** BEGIN SOURCE EXCERPT **

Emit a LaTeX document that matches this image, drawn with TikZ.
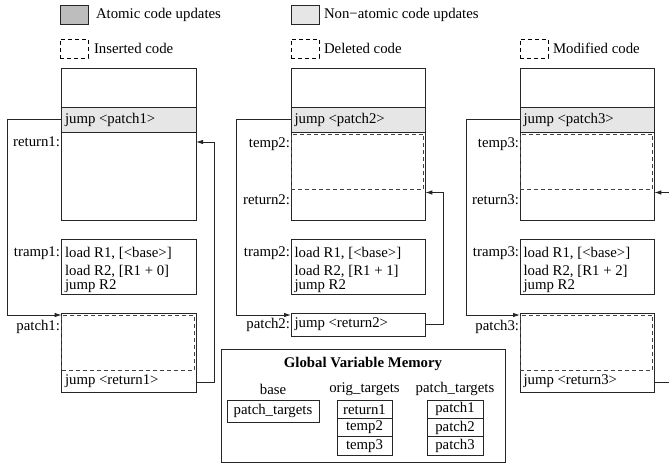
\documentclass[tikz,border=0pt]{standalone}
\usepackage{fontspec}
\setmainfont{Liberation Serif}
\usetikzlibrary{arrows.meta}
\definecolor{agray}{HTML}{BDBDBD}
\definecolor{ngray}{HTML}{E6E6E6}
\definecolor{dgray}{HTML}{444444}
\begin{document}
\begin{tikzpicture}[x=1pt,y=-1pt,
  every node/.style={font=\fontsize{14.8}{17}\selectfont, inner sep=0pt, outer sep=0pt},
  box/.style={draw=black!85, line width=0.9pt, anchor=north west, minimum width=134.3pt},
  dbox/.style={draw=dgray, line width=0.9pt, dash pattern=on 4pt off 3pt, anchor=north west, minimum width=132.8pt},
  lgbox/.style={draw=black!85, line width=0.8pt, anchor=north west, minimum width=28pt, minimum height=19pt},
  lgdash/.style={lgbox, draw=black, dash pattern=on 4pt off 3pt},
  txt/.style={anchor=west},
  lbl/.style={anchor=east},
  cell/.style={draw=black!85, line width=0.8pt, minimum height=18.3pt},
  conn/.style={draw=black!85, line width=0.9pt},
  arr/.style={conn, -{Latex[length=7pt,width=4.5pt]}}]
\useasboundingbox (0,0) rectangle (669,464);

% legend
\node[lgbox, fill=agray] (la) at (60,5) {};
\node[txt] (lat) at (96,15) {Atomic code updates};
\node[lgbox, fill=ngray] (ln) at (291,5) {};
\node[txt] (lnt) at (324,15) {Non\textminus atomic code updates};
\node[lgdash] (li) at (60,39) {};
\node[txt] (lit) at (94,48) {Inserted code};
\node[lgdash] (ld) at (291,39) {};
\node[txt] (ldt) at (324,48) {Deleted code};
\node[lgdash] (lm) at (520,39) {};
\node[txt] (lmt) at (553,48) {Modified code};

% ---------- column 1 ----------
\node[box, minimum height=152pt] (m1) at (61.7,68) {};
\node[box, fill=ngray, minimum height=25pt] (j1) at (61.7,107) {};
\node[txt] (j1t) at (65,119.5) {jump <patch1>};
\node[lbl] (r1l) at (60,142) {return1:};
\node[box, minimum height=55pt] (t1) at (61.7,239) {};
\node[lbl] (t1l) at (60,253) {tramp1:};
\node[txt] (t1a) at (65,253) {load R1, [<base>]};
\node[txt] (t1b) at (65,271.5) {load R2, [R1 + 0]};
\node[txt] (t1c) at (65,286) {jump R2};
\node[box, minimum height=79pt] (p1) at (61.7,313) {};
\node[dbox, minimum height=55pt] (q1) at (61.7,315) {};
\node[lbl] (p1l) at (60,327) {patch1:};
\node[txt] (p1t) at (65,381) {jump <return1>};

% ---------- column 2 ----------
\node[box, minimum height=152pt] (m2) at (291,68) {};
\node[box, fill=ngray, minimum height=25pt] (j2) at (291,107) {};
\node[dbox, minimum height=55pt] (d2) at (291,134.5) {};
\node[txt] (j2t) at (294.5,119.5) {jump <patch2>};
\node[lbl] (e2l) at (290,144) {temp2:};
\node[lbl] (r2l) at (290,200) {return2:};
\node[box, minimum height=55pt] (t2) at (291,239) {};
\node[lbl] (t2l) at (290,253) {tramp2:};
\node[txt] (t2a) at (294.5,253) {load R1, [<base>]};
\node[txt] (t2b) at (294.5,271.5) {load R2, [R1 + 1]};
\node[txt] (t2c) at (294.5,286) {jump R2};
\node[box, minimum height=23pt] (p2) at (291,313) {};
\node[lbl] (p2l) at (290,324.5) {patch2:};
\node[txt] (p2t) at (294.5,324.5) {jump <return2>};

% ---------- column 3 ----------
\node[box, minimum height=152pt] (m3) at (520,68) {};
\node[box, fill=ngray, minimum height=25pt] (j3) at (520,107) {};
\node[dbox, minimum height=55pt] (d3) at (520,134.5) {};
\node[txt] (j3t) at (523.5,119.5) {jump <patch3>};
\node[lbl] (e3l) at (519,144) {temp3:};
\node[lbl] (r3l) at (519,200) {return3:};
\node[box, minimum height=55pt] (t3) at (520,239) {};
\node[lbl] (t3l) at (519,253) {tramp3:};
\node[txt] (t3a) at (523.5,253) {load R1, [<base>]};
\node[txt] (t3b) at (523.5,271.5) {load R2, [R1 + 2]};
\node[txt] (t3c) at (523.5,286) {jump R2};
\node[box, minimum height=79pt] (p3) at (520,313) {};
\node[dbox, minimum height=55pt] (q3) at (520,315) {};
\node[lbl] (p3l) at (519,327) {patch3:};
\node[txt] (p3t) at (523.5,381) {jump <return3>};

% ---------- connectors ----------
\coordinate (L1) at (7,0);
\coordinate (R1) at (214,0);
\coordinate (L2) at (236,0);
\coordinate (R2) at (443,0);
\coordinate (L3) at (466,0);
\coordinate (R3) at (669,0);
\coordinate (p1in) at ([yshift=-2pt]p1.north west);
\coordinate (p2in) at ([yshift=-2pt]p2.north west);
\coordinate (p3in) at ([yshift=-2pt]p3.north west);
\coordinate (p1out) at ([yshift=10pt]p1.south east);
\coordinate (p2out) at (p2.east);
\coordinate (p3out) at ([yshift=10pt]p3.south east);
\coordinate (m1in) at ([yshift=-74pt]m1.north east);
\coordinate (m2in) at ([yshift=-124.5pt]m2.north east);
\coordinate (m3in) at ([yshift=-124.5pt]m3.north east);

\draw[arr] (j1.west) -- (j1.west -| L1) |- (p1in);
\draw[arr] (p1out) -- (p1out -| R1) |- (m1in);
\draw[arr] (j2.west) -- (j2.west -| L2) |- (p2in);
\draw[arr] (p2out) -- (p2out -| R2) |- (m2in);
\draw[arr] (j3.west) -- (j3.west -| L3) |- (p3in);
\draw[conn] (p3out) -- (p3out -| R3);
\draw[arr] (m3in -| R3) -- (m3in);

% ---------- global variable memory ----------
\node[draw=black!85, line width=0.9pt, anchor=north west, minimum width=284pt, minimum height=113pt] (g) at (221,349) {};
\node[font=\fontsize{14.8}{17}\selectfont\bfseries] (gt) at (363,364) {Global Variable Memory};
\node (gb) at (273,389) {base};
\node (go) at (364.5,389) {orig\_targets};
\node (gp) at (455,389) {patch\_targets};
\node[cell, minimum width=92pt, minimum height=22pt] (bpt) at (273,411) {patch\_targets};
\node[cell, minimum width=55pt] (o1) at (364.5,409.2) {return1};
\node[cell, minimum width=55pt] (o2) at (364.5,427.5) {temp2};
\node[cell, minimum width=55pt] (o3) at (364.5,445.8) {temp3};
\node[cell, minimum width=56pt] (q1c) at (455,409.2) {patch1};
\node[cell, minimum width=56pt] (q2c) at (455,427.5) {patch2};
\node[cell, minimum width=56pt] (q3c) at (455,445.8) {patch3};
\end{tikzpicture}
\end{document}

** END SOURCE EXCERPT **

» **PROBLEM DESCRIPTION**: Write out each line again precisely as it appears, skipping every picture.

» **TASK SOLUTION**:
Emit a LaTeX document that matches this image, drawn with TikZ.
\documentclass[tikz,border=0pt]{standalone}
\usepackage{fontspec}
\setmainfont{Liberation Serif}
\usetikzlibrary{arrows.meta}
\definecolor{agray}{HTML}{BDBDBD}
\definecolor{ngray}{HTML}{E6E6E6}
\definecolor{dgray}{HTML}{444444}
\begin{document}
\begin{tikzpicture}[x=1pt,y=-1pt,
  every node/.style={font=\fontsize{14.8}{17}\selectfont, inner sep=0pt, outer sep=0pt},
  box/.style={draw=black!85, line width=0.9pt, anchor=north west, minimum width=134.3pt},
  dbox/.style={draw=dgray, line width=0.9pt, dash pattern=on 4pt off 3pt, anchor=north west, minimum width=132.8pt},
  lgbox/.style={draw=black!85, line width=0.8pt, anchor=north west, minimum width=28pt, minimum height=19pt},
  lgdash/.style={lgbox, draw=black, dash pattern=on 4pt off 3pt},
  txt/.style={anchor=west},
  lbl/.style={anchor=east},
  cell/.style={draw=black!85, line width=0.8pt, minimum height=18.3pt},
  conn/.style={draw=black!85, line width=0.9pt},
  arr/.style={conn, -{Latex[length=7pt,width=4.5pt]}}]
\useasboundingbox (0,0) rectangle (669,464);

% legend
\node[lgbox, fill=agray] (la) at (60,5) {};
\node[txt] (lat) at (96,15) {Atomic code updates};
\node[lgbox, fill=ngray] (ln) at (291,5) {};
\node[txt] (lnt) at (324,15) {Non\textminus atomic code updates};
\node[lgdash] (li) at (60,39) {};
\node[txt] (lit) at (94,48) {Inserted code};
\node[lgdash] (ld) at (291,39) {};
\node[txt] (ldt) at (324,48) {Deleted code};
\node[lgdash] (lm) at (520,39) {};
\node[txt] (lmt) at (553,48) {Modified code};

% ---------- column 1 ----------
\node[box, minimum height=152pt] (m1) at (61.7,68) {};
\node[box, fill=ngray, minimum height=25pt] (j1) at (61.7,107) {};
\node[txt] (j1t) at (65,119.5) {jump <patch1>};
\node[lbl] (r1l) at (60,142) {return1:};
\node[box, minimum height=55pt] (t1) at (61.7,239) {};
\node[lbl] (t1l) at (60,253) {tramp1:};
\node[txt] (t1a) at (65,253) {load R1, [<base>]};
\node[txt] (t1b) at (65,271.5) {load R2, [R1 + 0]};
\node[txt] (t1c) at (65,286) {jump R2};
\node[box, minimum height=79pt] (p1) at (61.7,313) {};
\node[dbox, minimum height=55pt] (q1) at (61.7,315) {};
\node[lbl] (p1l) at (60,327) {patch1:};
\node[txt] (p1t) at (65,381) {jump <return1>};

% ---------- column 2 ----------
\node[box, minimum height=152pt] (m2) at (291,68) {};
\node[box, fill=ngray, minimum height=25pt] (j2) at (291,107) {};
\node[dbox, minimum height=55pt] (d2) at (291,134.5) {};
\node[txt] (j2t) at (294.5,119.5) {jump <patch2>};
\node[lbl] (e2l) at (290,144) {temp2:};
\node[lbl] (r2l) at (290,200) {return2:};
\node[box, minimum height=55pt] (t2) at (291,239) {};
\node[lbl] (t2l) at (290,253) {tramp2:};
\node[txt] (t2a) at (294.5,253) {load R1, [<base>]};
\node[txt] (t2b) at (294.5,271.5) {load R2, [R1 + 1]};
\node[txt] (t2c) at (294.5,286) {jump R2};
\node[box, minimum height=23pt] (p2) at (291,313) {};
\node[lbl] (p2l) at (290,324.5) {patch2:};
\node[txt] (p2t) at (294.5,324.5) {jump <return2>};

% ---------- column 3 ----------
\node[box, minimum height=152pt] (m3) at (520,68) {};
\node[box, fill=ngray, minimum height=25pt] (j3) at (520,107) {};
\node[dbox, minimum height=55pt] (d3) at (520,134.5) {};
\node[txt] (j3t) at (523.5,119.5) {jump <patch3>};
\node[lbl] (e3l) at (519,144) {temp3:};
\node[lbl] (r3l) at (519,200) {return3:};
\node[box, minimum height=55pt] (t3) at (520,239) {};
\node[lbl] (t3l) at (519,253) {tramp3:};
\node[txt] (t3a) at (523.5,253) {load R1, [<base>]};
\node[txt] (t3b) at (523.5,271.5) {load R2, [R1 + 2]};
\node[txt] (t3c) at (523.5,286) {jump R2};
\node[box, minimum height=79pt] (p3) at (520,313) {};
\node[dbox, minimum height=55pt] (q3) at (520,315) {};
\node[lbl] (p3l) at (519,327) {patch3:};
\node[txt] (p3t) at (523.5,381) {jump <return3>};

% ---------- connectors ----------
\coordinate (L1) at (7,0);
\coordinate (R1) at (214,0);
\coordinate (L2) at (236,0);
\coordinate (R2) at (443,0);
\coordinate (L3) at (466,0);
\coordinate (R3) at (669,0);
\coordinate (p1in) at ([yshift=-2pt]p1.north west);
\coordinate (p2in) at ([yshift=-2pt]p2.north west);
\coordinate (p3in) at ([yshift=-2pt]p3.north west);
\coordinate (p1out) at ([yshift=10pt]p1.south east);
\coordinate (p2out) at (p2.east);
\coordinate (p3out) at ([yshift=10pt]p3.south east);
\coordinate (m1in) at ([yshift=-74pt]m1.north east);
\coordinate (m2in) at ([yshift=-124.5pt]m2.north east);
\coordinate (m3in) at ([yshift=-124.5pt]m3.north east);

\draw[arr] (j1.west) -- (j1.west -| L1) |- (p1in);
\draw[arr] (p1out) -- (p1out -| R1) |- (m1in);
\draw[arr] (j2.west) -- (j2.west -| L2) |- (p2in);
\draw[arr] (p2out) -- (p2out -| R2) |- (m2in);
\draw[arr] (j3.west) -- (j3.west -| L3) |- (p3in);
\draw[conn] (p3out) -- (p3out -| R3);
\draw[arr] (m3in -| R3) -- (m3in);

% ---------- global variable memory ----------
\node[draw=black!85, line width=0.9pt, anchor=north west, minimum width=284pt, minimum height=113pt] (g) at (221,349) {};
\node[font=\fontsize{14.8}{17}\selectfont\bfseries] (gt) at (363,364) {Global Variable Memory};
\node (gb) at (273,389) {base};
\node (go) at (364.5,389) {orig\_targets};
\node (gp) at (455,389) {patch\_targets};
\node[cell, minimum width=92pt, minimum height=22pt] (bpt) at (273,411) {patch\_targets};
\node[cell, minimum width=55pt] (o1) at (364.5,409.2) {return1};
\node[cell, minimum width=55pt] (o2) at (364.5,427.5) {temp2};
\node[cell, minimum width=55pt] (o3) at (364.5,445.8) {temp3};
\node[cell, minimum width=56pt] (q1c) at (455,409.2) {patch1};
\node[cell, minimum width=56pt] (q2c) at (455,427.5) {patch2};
\node[cell, minimum width=56pt] (q3c) at (455,445.8) {patch3};
\end{tikzpicture}
\end{document}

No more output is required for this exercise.